— START Supplied information —

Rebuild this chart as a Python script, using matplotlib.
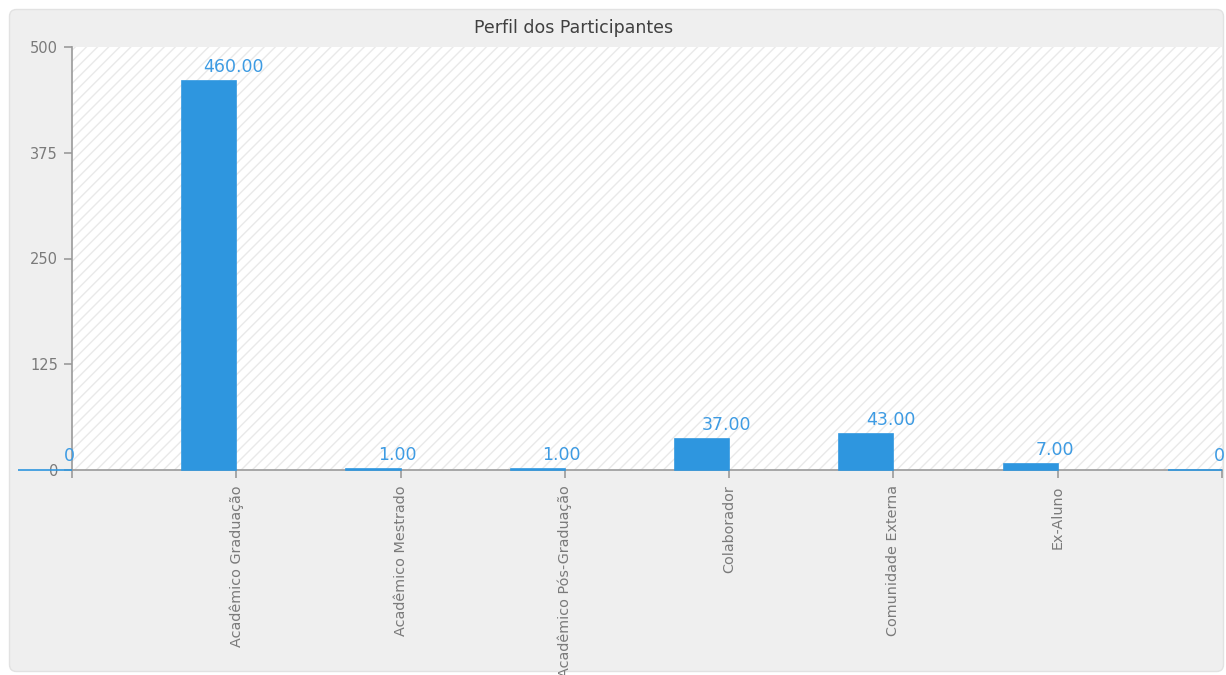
import matplotlib
matplotlib.use("Agg")
import matplotlib.pyplot as plt
from matplotlib.patches import Rectangle, FancyBboxPatch
from matplotlib.transforms import IdentityTransform

categories = ['', 'Acadêmico Graduação', 'Acadêmico Mestrado', 'Acadêmico Pós-Graduação',
              'Colaborador', 'Comunidade Externa', 'Ex-Aluno', '']
values = [0, 460, 1, 1, 37, 43, 7, 0]
yticks = [0, 125, 250, 375, 500]
title = 'Perfil dos Participantes'

W, H = 1226, 675
fig = plt.figure(figsize=(W / 100, H / 100), dpi=100)
fig.patch.set_facecolor('white')

panel = FancyBboxPatch((9.5, 3.5), 1214, 662, boxstyle='round,pad=0,rounding_size=7',
                       transform=IdentityTransform(), facecolor='#efefef',
                       edgecolor='#e2e2e2', linewidth=1.0, zorder=0)
fig.add_artist(panel)

ax = fig.add_axes([72 / W, (H - 470) / H, (1222 - 72) / W, (470 - 47) / H])
ax.set_facecolor('white')
bg = Rectangle((0, 0), 1, 1, transform=ax.transAxes, facecolor='white',
               edgecolor='#e9e9e9', hatch='///', linewidth=0, zorder=0)
ax.add_patch(bg)

bar_color = '#2e96df'
label_color = '#3d9be3'
x = list(range(len(values)))
bars = ax.bar(x, values, width=-0.33, align='edge', color=bar_color,
              edgecolor=bar_color, linewidth=1.2, zorder=3)
for b in bars:
    b.set_clip_on(False)

for xi, v in zip(x, values):
    txt = '0' if v == 0 else f'{v:.2f}'
    ax.annotate(txt, (xi, v), xytext=(-3, 5), textcoords='offset pixels',
                ha='center', va='bottom', color=label_color, fontsize=12.5,
                annotation_clip=False, clip_on=False, zorder=4)

ax.set_xlim(0, 7)
ax.set_ylim(0, 500)
ax.set_yticks(yticks)
ax.set_yticklabels([str(t) for t in yticks])
ax.set_xticks(x)
ax.set_xticklabels(categories, rotation=90, ha='center', va='top')

for s in ['top', 'right']:
    ax.spines[s].set_visible(False)
for s in ['left', 'bottom']:
    ax.spines[s].set_color('#9a9a9a')
    ax.spines[s].set_linewidth(1.2)
    ax.spines[s].set_zorder(2)

ax.tick_params(axis='both', colors='#9a9a9a', labelcolor='#7a7a7a', length=6,
               width=1.2)
ax.tick_params(axis='y', pad=4, labelsize=10.5)
ax.tick_params(axis='x', pad=5, labelsize=10.4)

fig.text(574 / W, (H - 28) / H, title, ha='center', va='center', fontsize=12.5,
         color='#404040')

fig.savefig('out.png', dpi=100)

— END Supplied information —

- Task prompt:
Skip the pictures, please, and transcribe only the lines from the beginning of the material through the one that contains "b.set_clip_on(False)".

- Full output:
Rebuild this chart as a Python script, using matplotlib.
import matplotlib
matplotlib.use("Agg")
import matplotlib.pyplot as plt
from matplotlib.patches import Rectangle, FancyBboxPatch
from matplotlib.transforms import IdentityTransform

categories = ['', 'Acadêmico Graduação', 'Acadêmico Mestrado', 'Acadêmico Pós-Graduação',
              'Colaborador', 'Comunidade Externa', 'Ex-Aluno', '']
values = [0, 460, 1, 1, 37, 43, 7, 0]
yticks = [0, 125, 250, 375, 500]
title = 'Perfil dos Participantes'

W, H = 1226, 675
fig = plt.figure(figsize=(W / 100, H / 100), dpi=100)
fig.patch.set_facecolor('white')

panel = FancyBboxPatch((9.5, 3.5), 1214, 662, boxstyle='round,pad=0,rounding_size=7',
                       transform=IdentityTransform(), facecolor='#efefef',
                       edgecolor='#e2e2e2', linewidth=1.0, zorder=0)
fig.add_artist(panel)

ax = fig.add_axes([72 / W, (H - 470) / H, (1222 - 72) / W, (470 - 47) / H])
ax.set_facecolor('white')
bg = Rectangle((0, 0), 1, 1, transform=ax.transAxes, facecolor='white',
               edgecolor='#e9e9e9', hatch='///', linewidth=0, zorder=0)
ax.add_patch(bg)

bar_color = '#2e96df'
label_color = '#3d9be3'
x = list(range(len(values)))
bars = ax.bar(x, values, width=-0.33, align='edge', color=bar_color,
              edgecolor=bar_color, linewidth=1.2, zorder=3)
for b in bars:
    b.set_clip_on(False)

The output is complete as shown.